Leaving the pictures aside, transcribe every line below exactly.

++++++++

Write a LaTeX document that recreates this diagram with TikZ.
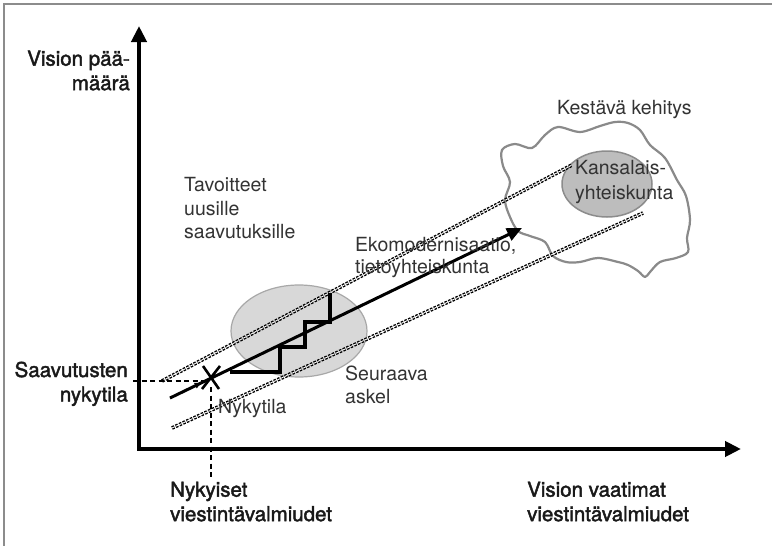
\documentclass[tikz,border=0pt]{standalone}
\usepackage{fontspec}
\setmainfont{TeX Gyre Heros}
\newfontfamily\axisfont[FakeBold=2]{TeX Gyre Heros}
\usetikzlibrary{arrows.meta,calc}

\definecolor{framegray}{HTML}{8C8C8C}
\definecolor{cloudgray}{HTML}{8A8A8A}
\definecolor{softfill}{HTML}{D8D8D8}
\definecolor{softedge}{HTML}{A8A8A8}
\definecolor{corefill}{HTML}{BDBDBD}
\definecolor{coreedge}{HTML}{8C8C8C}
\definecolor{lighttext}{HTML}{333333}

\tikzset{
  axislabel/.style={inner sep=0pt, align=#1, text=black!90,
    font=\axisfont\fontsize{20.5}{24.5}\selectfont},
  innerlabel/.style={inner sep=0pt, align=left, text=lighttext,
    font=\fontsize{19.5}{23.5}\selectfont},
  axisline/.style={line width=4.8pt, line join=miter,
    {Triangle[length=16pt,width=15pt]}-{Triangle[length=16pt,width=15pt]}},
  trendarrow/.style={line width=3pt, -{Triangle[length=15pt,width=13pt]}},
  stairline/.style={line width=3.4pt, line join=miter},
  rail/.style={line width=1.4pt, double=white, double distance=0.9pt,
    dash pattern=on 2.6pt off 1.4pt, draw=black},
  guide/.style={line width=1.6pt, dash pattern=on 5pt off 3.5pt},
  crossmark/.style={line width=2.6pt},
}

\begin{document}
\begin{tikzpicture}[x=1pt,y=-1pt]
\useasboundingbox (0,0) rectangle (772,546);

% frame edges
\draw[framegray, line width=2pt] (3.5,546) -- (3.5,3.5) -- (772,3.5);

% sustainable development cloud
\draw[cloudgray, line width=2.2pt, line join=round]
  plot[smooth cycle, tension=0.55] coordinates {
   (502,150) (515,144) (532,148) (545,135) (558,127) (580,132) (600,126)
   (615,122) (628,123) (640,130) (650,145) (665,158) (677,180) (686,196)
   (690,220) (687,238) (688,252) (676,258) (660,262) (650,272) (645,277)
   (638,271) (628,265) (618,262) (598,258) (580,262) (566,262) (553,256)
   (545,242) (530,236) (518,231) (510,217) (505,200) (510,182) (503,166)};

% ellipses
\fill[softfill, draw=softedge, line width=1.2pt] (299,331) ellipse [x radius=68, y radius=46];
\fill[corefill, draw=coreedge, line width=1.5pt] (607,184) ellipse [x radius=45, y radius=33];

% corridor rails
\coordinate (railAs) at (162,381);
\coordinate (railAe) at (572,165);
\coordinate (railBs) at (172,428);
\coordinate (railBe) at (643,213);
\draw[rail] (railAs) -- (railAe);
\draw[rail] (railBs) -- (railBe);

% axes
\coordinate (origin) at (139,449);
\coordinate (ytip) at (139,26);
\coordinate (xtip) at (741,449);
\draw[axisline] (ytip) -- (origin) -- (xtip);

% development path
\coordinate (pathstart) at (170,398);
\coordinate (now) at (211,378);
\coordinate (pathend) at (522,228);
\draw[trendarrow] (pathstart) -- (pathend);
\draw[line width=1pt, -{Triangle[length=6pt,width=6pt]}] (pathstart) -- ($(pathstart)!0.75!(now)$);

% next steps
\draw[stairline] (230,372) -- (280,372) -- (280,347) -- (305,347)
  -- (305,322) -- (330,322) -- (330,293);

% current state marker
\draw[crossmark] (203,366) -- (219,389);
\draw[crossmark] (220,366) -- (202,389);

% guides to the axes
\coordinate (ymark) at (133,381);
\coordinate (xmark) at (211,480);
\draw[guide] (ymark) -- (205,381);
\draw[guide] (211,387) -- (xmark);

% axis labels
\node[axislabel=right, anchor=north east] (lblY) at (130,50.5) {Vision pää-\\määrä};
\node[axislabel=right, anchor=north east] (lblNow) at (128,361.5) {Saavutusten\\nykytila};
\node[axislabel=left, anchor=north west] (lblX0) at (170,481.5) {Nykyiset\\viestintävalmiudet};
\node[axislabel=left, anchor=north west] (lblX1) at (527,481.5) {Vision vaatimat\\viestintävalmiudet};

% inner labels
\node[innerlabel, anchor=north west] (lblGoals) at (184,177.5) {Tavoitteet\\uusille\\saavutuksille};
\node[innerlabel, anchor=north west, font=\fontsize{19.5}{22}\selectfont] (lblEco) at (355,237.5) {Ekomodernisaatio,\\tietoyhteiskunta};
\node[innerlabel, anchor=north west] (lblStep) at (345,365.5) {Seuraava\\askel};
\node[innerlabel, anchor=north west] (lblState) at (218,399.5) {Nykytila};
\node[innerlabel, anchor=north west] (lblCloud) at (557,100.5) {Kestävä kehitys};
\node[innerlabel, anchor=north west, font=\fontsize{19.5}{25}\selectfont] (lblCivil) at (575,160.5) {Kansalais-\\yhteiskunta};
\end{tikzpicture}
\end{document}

++++++++

=== Task response ===
Write a LaTeX document that recreates this diagram with TikZ.
\documentclass[tikz,border=0pt]{standalone}
\usepackage{fontspec}
\setmainfont{TeX Gyre Heros}
\newfontfamily\axisfont[FakeBold=2]{TeX Gyre Heros}
\usetikzlibrary{arrows.meta,calc}

\definecolor{framegray}{HTML}{8C8C8C}
\definecolor{cloudgray}{HTML}{8A8A8A}
\definecolor{softfill}{HTML}{D8D8D8}
\definecolor{softedge}{HTML}{A8A8A8}
\definecolor{corefill}{HTML}{BDBDBD}
\definecolor{coreedge}{HTML}{8C8C8C}
\definecolor{lighttext}{HTML}{333333}

\tikzset{
  axislabel/.style={inner sep=0pt, align=#1, text=black!90,
    font=\axisfont\fontsize{20.5}{24.5}\selectfont},
  innerlabel/.style={inner sep=0pt, align=left, text=lighttext,
    font=\fontsize{19.5}{23.5}\selectfont},
  axisline/.style={line width=4.8pt, line join=miter,
    {Triangle[length=16pt,width=15pt]}-{Triangle[length=16pt,width=15pt]}},
  trendarrow/.style={line width=3pt, -{Triangle[length=15pt,width=13pt]}},
  stairline/.style={line width=3.4pt, line join=miter},
  rail/.style={line width=1.4pt, double=white, double distance=0.9pt,
    dash pattern=on 2.6pt off 1.4pt, draw=black},
  guide/.style={line width=1.6pt, dash pattern=on 5pt off 3.5pt},
  crossmark/.style={line width=2.6pt},
}

\begin{document}
\begin{tikzpicture}[x=1pt,y=-1pt]
\useasboundingbox (0,0) rectangle (772,546);

% frame edges
\draw[framegray, line width=2pt] (3.5,546) -- (3.5,3.5) -- (772,3.5);

% sustainable development cloud
\draw[cloudgray, line width=2.2pt, line join=round]
  plot[smooth cycle, tension=0.55] coordinates {
   (502,150) (515,144) (532,148) (545,135) (558,127) (580,132) (600,126)
   (615,122) (628,123) (640,130) (650,145) (665,158) (677,180) (686,196)
   (690,220) (687,238) (688,252) (676,258) (660,262) (650,272) (645,277)
   (638,271) (628,265) (618,262) (598,258) (580,262) (566,262) (553,256)
   (545,242) (530,236) (518,231) (510,217) (505,200) (510,182) (503,166)};

% ellipses
\fill[softfill, draw=softedge, line width=1.2pt] (299,331) ellipse [x radius=68, y radius=46];
\fill[corefill, draw=coreedge, line width=1.5pt] (607,184) ellipse [x radius=45, y radius=33];

% corridor rails
\coordinate (railAs) at (162,381);
\coordinate (railAe) at (572,165);
\coordinate (railBs) at (172,428);
\coordinate (railBe) at (643,213);
\draw[rail] (railAs) -- (railAe);
\draw[rail] (railBs) -- (railBe);

% axes
\coordinate (origin) at (139,449);
\coordinate (ytip) at (139,26);
\coordinate (xtip) at (741,449);
\draw[axisline] (ytip) -- (origin) -- (xtip);

% development path
\coordinate (pathstart) at (170,398);
\coordinate (now) at (211,378);
\coordinate (pathend) at (522,228);
\draw[trendarrow] (pathstart) -- (pathend);
\draw[line width=1pt, -{Triangle[length=6pt,width=6pt]}] (pathstart) -- ($(pathstart)!0.75!(now)$);

% next steps
\draw[stairline] (230,372) -- (280,372) -- (280,347) -- (305,347)
  -- (305,322) -- (330,322) -- (330,293);

% current state marker
\draw[crossmark] (203,366) -- (219,389);
\draw[crossmark] (220,366) -- (202,389);

% guides to the axes
\coordinate (ymark) at (133,381);
\coordinate (xmark) at (211,480);
\draw[guide] (ymark) -- (205,381);
\draw[guide] (211,387) -- (xmark);

% axis labels
\node[axislabel=right, anchor=north east] (lblY) at (130,50.5) {Vision pää-\\määrä};
\node[axislabel=right, anchor=north east] (lblNow) at (128,361.5) {Saavutusten\\nykytila};
\node[axislabel=left, anchor=north west] (lblX0) at (170,481.5) {Nykyiset\\viestintävalmiudet};
\node[axislabel=left, anchor=north west] (lblX1) at (527,481.5) {Vision vaatimat\\viestintävalmiudet};

% inner labels
\node[innerlabel, anchor=north west] (lblGoals) at (184,177.5) {Tavoitteet\\uusille\\saavutuksille};
\node[innerlabel, anchor=north west, font=\fontsize{19.5}{22}\selectfont] (lblEco) at (355,237.5) {Ekomodernisaatio,\\tietoyhteiskunta};
\node[innerlabel, anchor=north west] (lblStep) at (345,365.5) {Seuraava\\askel};
\node[innerlabel, anchor=north west] (lblState) at (218,399.5) {Nykytila};
\node[innerlabel, anchor=north west] (lblCloud) at (557,100.5) {Kestävä kehitys};
\node[innerlabel, anchor=north west, font=\fontsize{19.5}{25}\selectfont] (lblCivil) at (575,160.5) {Kansalais-\\yhteiskunta};
\end{tikzpicture}
\end{document}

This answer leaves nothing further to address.